A solid understanding of C is recommended for developing on the Core, but is not a hard requirement. We make heavy use of FFI to communicate with the OS as well as C libraries but we provide high-level Lispy bindings in most cases.

The Rust portions of the code base are currently under construction and isolated from the rest of the Core. In the future we may incorporate it into this manual, but for the purpose of the following we may safely ignore it.

3. Getting Started

3.0.1. Dependencies

  1. Minimum Requirements
    • GNU/Linux, linux-headers
    • C compiler (GCC, MUSL, CLANG)
    • SBCL
    • GNU Emacs
    • Quicklisp
    • RocksDB
    • Zstd
    • Mercurial
    • OpenSSL
    • Treesitter
    • BLAKE3
  2. Optional Requirements
    • Rust
    • X11
    • CUDA
    • Libevdev
    • Libkeyutils
    • Wasmer
    • Libsndfile
    • Libreadline
    • Libssh2
    • Btrfs
    • Podman
    • QEMU
    • CUDA
    • Readline
    • GStreamer
    • Rustls

3.0.2. Bootstrap

Bootstrapping the core can be done via an existing core image or the skel binary in a 'self-bootstrapping' fashion. See the infra project documentation for details on that process.

Bootstrapping from source is quite easy too. All that is needed is to get the source, load the project skelfile and run sk-make.

# clone the source code from a mirror
git clone https://codeberg.org/c-c/core
cd core
sbcl

Then in the SBCL REPL:

(ql:quickload :skel)
(in-package :sk-user)
(init-skel)
(sk-make *skel-project* :all)
:ALL

Installation is trivial and can be done from the same REPL session. By default the core binary will be written to /usr/local/bin/ and a series of symlinks will be created in the same directory - similar to Busybox binaries. Note that this may not work in a SLIME repl since sudo is called and might need input at the terminal.

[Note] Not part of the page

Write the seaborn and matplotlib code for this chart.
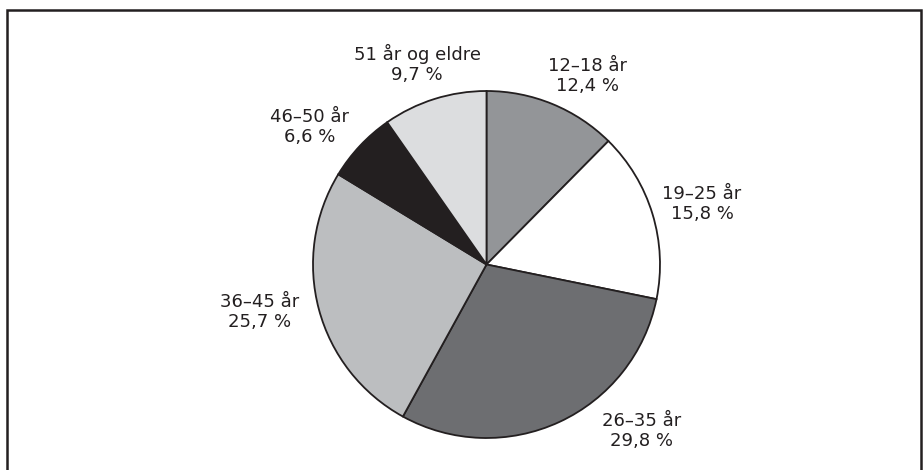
import matplotlib
matplotlib.use('Agg')
import matplotlib.pyplot as plt
import seaborn as sns
from matplotlib.patches import Rectangle

# share of players by age group
groups = ['12–18 år', '19–25 år', '26–35 år', '36–45 år', '46–50 år', '51 år og eldre']
shares = [12.4, 15.8, 29.8, 25.7, 6.6, 9.7]
colors = ['#939598', '#ffffff', '#6d6e71', '#bcbec0', '#231f20', '#dcdddf']

sns.set_theme(style='white')
plt.rcParams['font.family'] = ['DejaVu Sans']

fig = plt.figure(figsize=(9.24, 4.70), dpi=100)
ax = fig.add_axes([0, 0, 1, 1])

ax.pie(shares, colors=colors, startangle=90, counterclock=False,
       center=(486.5, 470 - 264.5), radius=173.5, frame=True,
       wedgeprops=dict(edgecolor='#231f20', linewidth=1.3))
ax.set_xlim(0, 924)
ax.set_ylim(0, 470)
ax.set_aspect('equal')
ax.axis('off')

# label spots (pixels from top-left)
label_pos = [(587, 76), (702, 204), (642, 431), (260, 312), (310, 127), (417, 64)]
for g, s, (x, y) in zip(groups, shares, label_pos):
    txt = f"{g}\n{str(s).replace('.', ',')} %"
    ax.text(x, 470 - y, txt, ha='center', va='center', fontsize=13,
            linespacing=1.13, color='#231f20')

# outer frame
ax.add_patch(Rectangle((7, -10), 914, 470, fill=False, edgecolor='#231f20',
                       linewidth=1.8, clip_on=False))

fig.savefig('out.png', dpi=100)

(sk-make *skel-project* :install-core)

You should see some output like the following:

skel -> core -> /usr/local/bin/
homer -> core -> /usr/local/bin/
packy -> core -> /usr/local/bin/
rdb -> core -> /usr/local/bin/
organ -> core -> /usr/local/bin/
vc -> core -> /usr/local/bin/
gen -> core -> /usr/local/bin/
swm -> core -> /usr/local/bin/

3.0.3. Configuration

The next think you'll want to take care of is user configuration.

  1. Emacs

    If you don't have your own Emacs config you can install the default CC Emacs configuration using the skel command.

    Warning

    that this will mess with your ~/.emacs.d directory:

    cd emacs && skel install
    
    default.el -> /home/ellis/.emacs.d/default.el
    early-init.el -> /home/ellis/.emacs.d/early-init.el
    init.el -> /home/ellis/.emacs.d/init.el
    keys.el -> /home/ellis/.emacs.d/keys.el
    util.el -> /home/ellis/.emacs.d/util.el
    c2.el -> /home/ellis/.emacs.d/lib/c2.el
    exec-path-from-shell.el -> /home/ellis/.emacs.d/lib/exec-path-from-shell.el
    graph.el -> /home/ellis/.emacs.d/lib/graph.el
    inbox.el -> /home/ellis/.emacs.d/lib/inbox.el
    mpk.el -> /home/ellis/.emacs.d/lib/mpk.el
    org-expiry.el -> /home/ellis/.emacs.d/lib/org-expiry.el
    publish.el -> /home/ellis/.emacs.d/lib/publish.el
    scrum.el -> /home/ellis/.emacs.d/lib/scrum.el
    sk.el -> /home/ellis/.emacs.d/lib/sk.el
    skt.el -> /home/ellis/.emacs.d/lib/skt.el
    slime-cape.el -> /home/ellis/.emacs.d/lib/slime-cape.el
    slime-company.el -> /home/ellis/.emacs.d/lib/slime-company.el
    slime-repl-ansi-color.el -> /home/ellis/.emacs.d/lib/slime-repl-ansi-color.el
    sxp.el -> /home/ellis/.emacs.d/lib/sxp.el
    ulang.el -> /home/ellis/.emacs.d/lib/ulang.el
    uml-mode.el -> /home/ellis/.emacs.d/lib/uml-mode.el
    

    The default config supports user customizations in a file with the same name as the current user, so when $USER = ellis then we check for ellis.el and load it if it exists in ~/.emacs.d/.

  2. SBCL
  3. Core Apps

    The core is a single binary which dispatches on argv[0] from the CLI. Each unique symlink to the core binary is treated as a separate dispatch to a 'main' function like so:

    (define-multi-main dispatch-core
      (progn (in-package :core-lisp)
             #+nil ...)
      (:skel (bin/skel::start-skel))
      (:homer (bin/homer::start-homer))
      (:mpk (bin/mpk::start-mpk))
      #+nil ...)
    

    The current apps that read a configuration file on startup are:

    • skel - project management: .skelrc
    • homer - home management: .homerc
    • mpk - media production kit: .mpkrc

    These apps all use the same configuration object protocol from the OBJ/CONFIG package and are serialized to various S-Expression interpretations. Most commonly the 'pretty' format is used which is simply a plist with implied outer parentheses:

    :key1 val1
    :key2 val2
    

    Canonically that would be:

    (:key1 val1
     :key2 val2)
    
    1. Skel

      A skel config in 'canonical' format (plain S-Expression) is written to ~/.skelrc the first time you run it from the CLI, if it does not already exist.